WRITTEN TASK: Return the material exactly as supplied, apart from the pictures, which are omitted.

THE DATA:
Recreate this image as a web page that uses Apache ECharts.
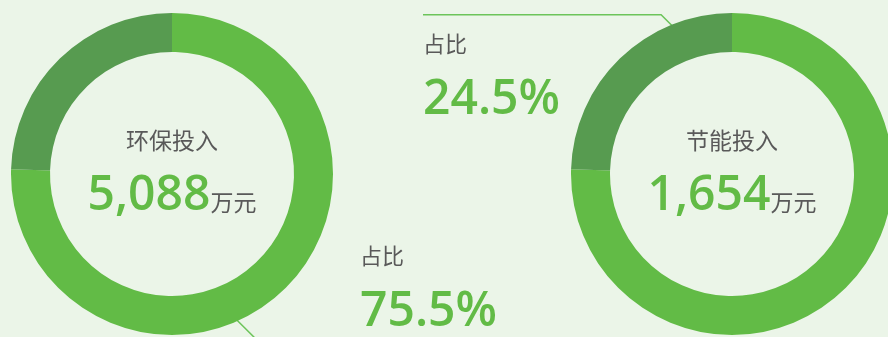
<!DOCTYPE html>
<html>
<head>
<meta charset="utf-8">
<style>
  html, body { margin: 0; padding: 0; background: #ebf5e8; }
  #chart { width: 888px; height: 337px; }
</style>
<script src="https://cdn.jsdelivr.net/npm/echarts@6/dist/echarts.min.js"></script>
</head>
<body>
<div id="chart"></div>
<script>
// Investment split, in 万元
const categories = ['环保投入', '节能投入'];
const investValues = [5088, 1654];
const sliceColors = ['#62bb46', '#579b50'];
const unitText = '万元';
const shareText = '占比';

const total = investValues.reduce((a, b) => a + b, 0);
const fmtNum = v => v.toLocaleString('en-US');
const sharePct = v => (v / total * 100).toFixed(1) + '%';

// ring geometry
const centers = [[172, 174], [732, 174]];
const ringRadius = [122, 161];
const LINE_COLOR = '#6cc45a';
const GRAY = '#595959';
const GREEN = '#62bb46';
const CJK = '"Noto Sans CJK SC", "Noto Sans", sans-serif';
const NUM = '"Open Sans", "Noto Sans", sans-serif';
const NUM_WEIGHT = 600;

// label anchors for each ring: where the share label sits and how its leader runs
const shareLabelPos = [
  { x: 360, y: 238 },
  { x: 423, y: 26 }
];
function leaderPoints(ringIdx) {
  const [cx, cy] = centers[ringIdx];
  if (ringIdx === 0) {
    // from the lower-right rim of the ring, down and right, then along under the label
    const a = 24 * Math.PI / 180, r = 160;
    const s = [cx + r * Math.sin(a), cy + r * Math.cos(a)];
    const b = [s[0] + 24, s[1] + 24];
    return [s, b, [shareLabelPos[0].x + 140, b[1]]];
  }
  // from inside the dark arc, up and left, then along above the label
  const a = -17 * Math.PI / 180, r = 133;
  const s = [cx + r * Math.sin(a), cy - r * Math.cos(a)];
  const b = [s[0] - 32, s[1] - 32];
  return [s, b, [shareLabelPos[1].x, b[1]]];
}

const shareRich = {
  t: { fontSize: 22, fontFamily: CJK, color: GRAY, lineHeight: 36 },
  v: { fontSize: 48, fontFamily: NUM, fontWeight: NUM_WEIGHT, color: GREEN, lineHeight: 76 }
};

// which slice carries the share label on each ring
const labelledSlice = [0, 1];

const series = centers.map((c, ringIdx) => ({
  type: 'pie',
  center: c,
  radius: ringRadius,
  startAngle: 90,
  clockwise: true,
  silent: true,
  avoidLabelOverlap: false,
  animation: false,
  label: {
    show: false,
    position: 'outside',
    formatter: p => '{t|' + shareText + '}\n{v|' + sharePct(p.value) + '}',
    rich: shareRich
  },
  labelLine: { show: false, lineStyle: { color: LINE_COLOR, width: 1.5 } },
  labelLayout: p => {
    if (p.dataIndex !== labelledSlice[ringIdx]) return {};
    return {
      x: shareLabelPos[ringIdx].x,
      y: shareLabelPos[ringIdx].y,
      align: 'left',
      verticalAlign: 'top',
      labelLinePoints: leaderPoints(ringIdx)
    };
  },
  data: categories.map((name, i) => ({
    name,
    value: investValues[i],
    itemStyle: { color: sliceColors[i] },
    label: { show: i === labelledSlice[ringIdx] },
    labelLine: { show: i === labelledSlice[ringIdx] }
  }))
}));

// centre captions: category name, amount and unit
const captions = categories.map((name, i) => ({
  type: 'text',
  x: centers[i][0],
  y: centers[i][1] - 52,
  silent: true,
  style: {
    text: '{n|' + name + '}\n{v|' + fmtNum(investValues[i]) + '}{u|' + unitText + '}',
    align: 'center',
    verticalAlign: 'top',
    rich: {
      n: { fontSize: 23, fontFamily: CJK, fill: GRAY, lineHeight: 36 },
      v: { fontSize: 48, fontFamily: NUM, fontWeight: NUM_WEIGHT, fill: GREEN, lineHeight: 76 },
      u: { fontSize: 23, fontFamily: CJK, fill: GRAY, lineHeight: 76, padding: [12, 0, 0, 0] }
    }
  }
}));

const chart = echarts.init(document.getElementById('chart'), null, { renderer: 'canvas' });
chart.setOption({
  backgroundColor: '#ebf5e8',
  animation: false,
  series,
  graphic: captions
});
</script>
</body>
</html>
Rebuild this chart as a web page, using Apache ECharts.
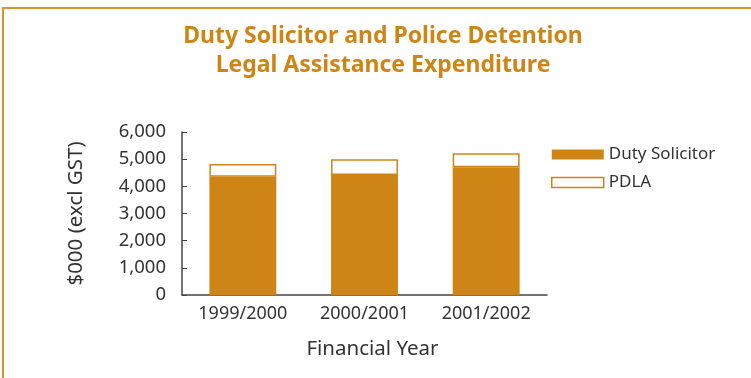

CORRECT RESPONSE:
Recreate this image as a web page that uses Apache ECharts.
<!DOCTYPE html>
<html>
<head>
<meta charset="utf-8">
<style>
  html, body { margin: 0; padding: 0; background: #ebf5e8; }
  #chart { width: 888px; height: 337px; }
</style>
<script src="https://cdn.jsdelivr.net/npm/echarts@6/dist/echarts.min.js"></script>
</head>
<body>
<div id="chart"></div>
<script>
// Investment split, in 万元
const categories = ['环保投入', '节能投入'];
const investValues = [5088, 1654];
const sliceColors = ['#62bb46', '#579b50'];
const unitText = '万元';
const shareText = '占比';

const total = investValues.reduce((a, b) => a + b, 0);
const fmtNum = v => v.toLocaleString('en-US');
const sharePct = v => (v / total * 100).toFixed(1) + '%';

// ring geometry
const centers = [[172, 174], [732, 174]];
const ringRadius = [122, 161];
const LINE_COLOR = '#6cc45a';
const GRAY = '#595959';
const GREEN = '#62bb46';
const CJK = '"Noto Sans CJK SC", "Noto Sans", sans-serif';
const NUM = '"Open Sans", "Noto Sans", sans-serif';
const NUM_WEIGHT = 600;

// label anchors for each ring: where the share label sits and how its leader runs
const shareLabelPos = [
  { x: 360, y: 238 },
  { x: 423, y: 26 }
];
function leaderPoints(ringIdx) {
  const [cx, cy] = centers[ringIdx];
  if (ringIdx === 0) {
    // from the lower-right rim of the ring, down and right, then along under the label
    const a = 24 * Math.PI / 180, r = 160;
    const s = [cx + r * Math.sin(a), cy + r * Math.cos(a)];
    const b = [s[0] + 24, s[1] + 24];
    return [s, b, [shareLabelPos[0].x + 140, b[1]]];
  }
  // from inside the dark arc, up and left, then along above the label
  const a = -17 * Math.PI / 180, r = 133;
  const s = [cx + r * Math.sin(a), cy - r * Math.cos(a)];
  const b = [s[0] - 32, s[1] - 32];
  return [s, b, [shareLabelPos[1].x, b[1]]];
}

const shareRich = {
  t: { fontSize: 22, fontFamily: CJK, color: GRAY, lineHeight: 36 },
  v: { fontSize: 48, fontFamily: NUM, fontWeight: NUM_WEIGHT, color: GREEN, lineHeight: 76 }
};

// which slice carries the share label on each ring
const labelledSlice = [0, 1];

const series = centers.map((c, ringIdx) => ({
  type: 'pie',
  center: c,
  radius: ringRadius,
  startAngle: 90,
  clockwise: true,
  silent: true,
  avoidLabelOverlap: false,
  animation: false,
  label: {
    show: false,
    position: 'outside',
    formatter: p => '{t|' + shareText + '}\n{v|' + sharePct(p.value) + '}',
    rich: shareRich
  },
  labelLine: { show: false, lineStyle: { color: LINE_COLOR, width: 1.5 } },
  labelLayout: p => {
    if (p.dataIndex !== labelledSlice[ringIdx]) return {};
    return {
      x: shareLabelPos[ringIdx].x,
      y: shareLabelPos[ringIdx].y,
      align: 'left',
      verticalAlign: 'top',
      labelLinePoints: leaderPoints(ringIdx)
    };
  },
  data: categories.map((name, i) => ({
    name,
    value: investValues[i],
    itemStyle: { color: sliceColors[i] },
    label: { show: i === labelledSlice[ringIdx] },
    labelLine: { show: i === labelledSlice[ringIdx] }
  }))
}));

// centre captions: category name, amount and unit
const captions = categories.map((name, i) => ({
  type: 'text',
  x: centers[i][0],
  y: centers[i][1] - 52,
  silent: true,
  style: {
    text: '{n|' + name + '}\n{v|' + fmtNum(investValues[i]) + '}{u|' + unitText + '}',
    align: 'center',
    verticalAlign: 'top',
    rich: {
      n: { fontSize: 23, fontFamily: CJK, fill: GRAY, lineHeight: 36 },
      v: { fontSize: 48, fontFamily: NUM, fontWeight: NUM_WEIGHT, fill: GREEN, lineHeight: 76 },
      u: { fontSize: 23, fontFamily: CJK, fill: GRAY, lineHeight: 76, padding: [12, 0, 0, 0] }
    }
  }
}));

const chart = echarts.init(document.getElementById('chart'), null, { renderer: 'canvas' });
chart.setOption({
  backgroundColor: '#ebf5e8',
  animation: false,
  series,
  graphic: captions
});
</script>
</body>
</html>
Rebuild this chart as a web page, using Apache ECharts.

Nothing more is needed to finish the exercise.